‘Find an object that tells a story about your connection to nature’ was the brief and for three days in Spring 2017, the Wellcome Collection in central London was brought objects from members of the public, like some curious pagan offering.
At first glance, the most impressive aspect is the variety. It’s not all stick-and-feather collections (though there are some of those). There’s a tattoo, a slice of bread, a garden gnome and even a cat made from cat hair. Some are big, others small, some are physical objects and others are recorded sounds. By seeing what different people have brought, it’s clear that nature is a prism that splits us different ways.

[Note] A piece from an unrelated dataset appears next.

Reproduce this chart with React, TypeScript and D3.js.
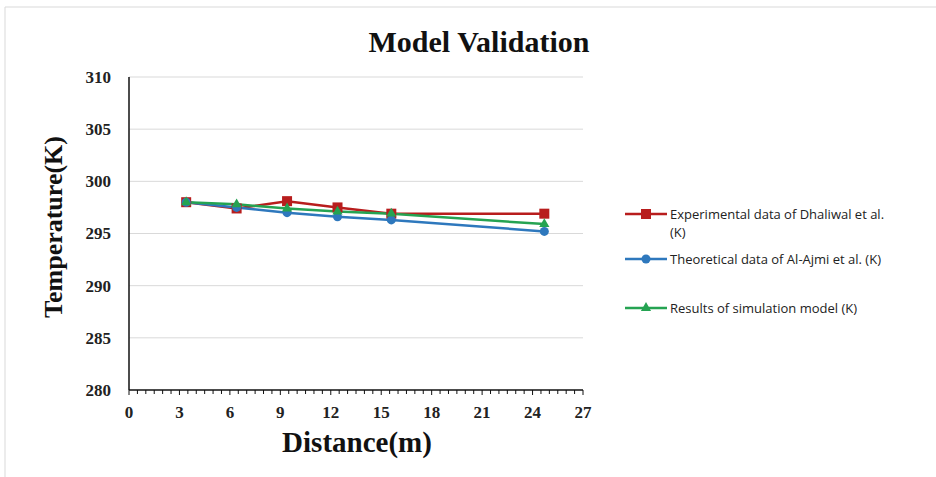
import React from 'react';
import * as d3 from 'd3';

// distances (m)
const distances = [3.4, 6.4, 9.4, 12.4, 15.6, 24.7];
const experimental = [298.0, 297.4, 298.1, 297.5, 296.9, 296.9];
const theoretical = [298.0, 297.5, 297.0, 296.6, 296.3, 295.2];
const simulation = [298.0, 297.8, 297.4, 297.1, 296.9, 295.9];

const yTicks = [280, 285, 290, 295, 300, 305, 310];
const xTicks = [0, 3, 6, 9, 12, 15, 18, 21, 24, 27];

const series = [
  { name: 'Experimental data of Dhaliwal et al.', name2: '(K)', values: experimental, color: '#b81d1d', marker: 'square' },
  { name: 'Theoretical data of Al-Ajmi et al. (K)', name2: '', values: theoretical, color: '#2e78bd', marker: 'circle' },
  { name: 'Results of simulation model (K)', name2: '', values: simulation, color: '#25a352', marker: 'triangle' },
];

const W = 936;
const H = 477;
const margin = { top: 77, right: 353, bottom: 87, left: 129 };

const serif = '"Liberation Serif", "Times New Roman", serif';

function Marker({ type, x, y, color }: { type: string; x: number; y: number; color: string }) {
  if (type === 'square') {
    return <rect x={x - 5} y={y - 5} width={10} height={10} fill={color} />;
  }
  if (type === 'circle') {
    return <circle cx={x} cy={y} r={4.5} fill={color} />;
  }
  const tri = d3.symbol(d3.symbolTriangle, 45)();
  return <path d={tri || ''} transform={`translate(${x},${y})`} fill={color} />;
}

export default function App() {
  const innerW = W - margin.left - margin.right;
  const innerH = H - margin.top - margin.bottom;

  const x = d3.scaleLinear().domain([0, 27]).range([margin.left, margin.left + innerW]);
  const y = d3.scaleLinear().domain([280, 310]).range([margin.top + innerH, margin.top]);

  const line = (vals: number[]) =>
    d3.line<number>()
      .x((_, i) => x(distances[i]))
      .y(d => y(d))(vals) || '';

  const minorTicks = d3.range(0, 27.01, 0.5);
  const legendRows = [214, 259, 308];

  return (
    <svg width={W} height={H} style={{ position: 'absolute', left: 0, top: 0, background: '#fff' }}>
      {/* outer frame */}
      <line x1={5} x2={W} y1={7} y2={7} stroke="#d9d9d9" />
      <line x1={5} x2={5} y1={7} y2={H} stroke="#d9d9d9" />

      <text x={479} y={52} textAnchor="middle" fontFamily={serif} fontWeight="bold" fontSize={30} fill="#111">
        Model Validation
      </text>

      {/* gridlines */}
      {yTicks.filter(t => t > 280).map(t => (
        <line key={t} x1={x(0)} x2={x(27)} y1={y(t)} y2={y(t)} stroke="#d9d9d9" strokeWidth={1} />
      ))}

      {/* axes */}
      <line x1={x(0)} x2={x(0)} y1={y(310)} y2={y(280)} stroke="#111" strokeWidth={1.5} />
      <line x1={x(0)} x2={x(27)} y1={y(280)} y2={y(280)} stroke="#111" strokeWidth={1.5} />
      {minorTicks.map(t => (
        <line key={t} x1={x(t)} x2={x(t)} y1={y(280)} y2={y(280) + (t % 3 === 0 ? 5 : 4)} stroke="#111" strokeWidth={1} />
      ))}

      {yTicks.map(t => (
        <text key={t} x={111} y={y(t)} dy="0.35em" textAnchor="end" fontFamily={serif} fontWeight="bold" fontSize={17} fill="#222">
          {t}
        </text>
      ))}
      {xTicks.map(t => (
        <text key={t} x={x(t)} y={418} textAnchor="middle" fontFamily={serif} fontWeight="bold" fontSize={17} fill="#222">
          {t}
        </text>
      ))}

      <text x={357} y={452} textAnchor="middle" fontFamily={serif} fontWeight="bold" fontSize={29} fill="#111">
        Distance(m)
      </text>
      <text transform="translate(62,227) rotate(-90)" textAnchor="middle" fontFamily={serif} fontWeight="bold" fontSize={26} fill="#111">
        Temperature(K)
      </text>

      {/* series */}
      {series.map(s => (
        <path key={s.name} d={line(s.values)} fill="none" stroke={s.color} strokeWidth={2.5} />
      ))}
      {series.map(s =>
        s.values.map((v, i) => (
          <Marker key={s.name + i} type={s.marker} x={x(distances[i])} y={y(v)} color={s.color} />
        ))
      )}

      {/* legend */}
      {series.map((s, i) => (
        <g key={s.name}>
          <line x1={625} x2={667} y1={legendRows[i]} y2={legendRows[i]} stroke={s.color} strokeWidth={2.5} />
          <Marker type={s.marker} x={646} y={legendRows[i]} color={s.color} />
          <text x={670} y={legendRows[i]} dy="0.35em" fontFamily='"Open Sans", sans-serif' fontSize={13} fill="#222">
            {s.name}
          </text>
          {s.name2 && (
            <text x={670} y={legendRows[i] + 18} dy="0.35em" fontFamily='"Open Sans", sans-serif' fontSize={13} fill="#222">
              {s.name2}
            </text>
          )}
        </g>
      ))}
    </svg>
  );
}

Chris Packham holding his deer antler (Image: Wellcome Collection)
Curiously, people’s connections to nature aren’t always natural. While some of the contributions are drawn directly from animals and plants – BBC Springwatch presenter, Chris Packham, has given a deer antler the size of his arm – there are also manufactured items such as a mousetrap, a tank of oxygen and a single synthetic yellow chick – the kind that appear by the trayload in supermarkets around springtime.
David Cahill Roots and his synthetic chick (Image: Wellcome Collection)
The chick’s contributor, 36-year-old David Cahill Roots, tells a story of visiting a farm and comparing the real-life chicks to the pretend one on his desk. ‘The fake items become the standard by which we hold the real world to account,’ he says. A similar object, a piece of plastic turf that was colonised with real grass after 31-year-old Jenny Battenson laid it down, is more hopeful. ‘Nature will always find a way to get back to its equilibrium,’ she says. Her piece of turf frees nature from the binary of ‘natural’ versus ‘artificial’. The only thing missing from the collection is a TV or documentary boxset. An obvious choice perhaps, but for many people, the natural world shown through artificial technology is a key source of curiosity and inspiration in modern life.
Nonetheless, in being collected and curated by members of the public, A Museum of Modern Nature is reflective and utterly relatable. Walking through the grown up show-and-tell, you might ask yourself ‘what would I have brought to the table?’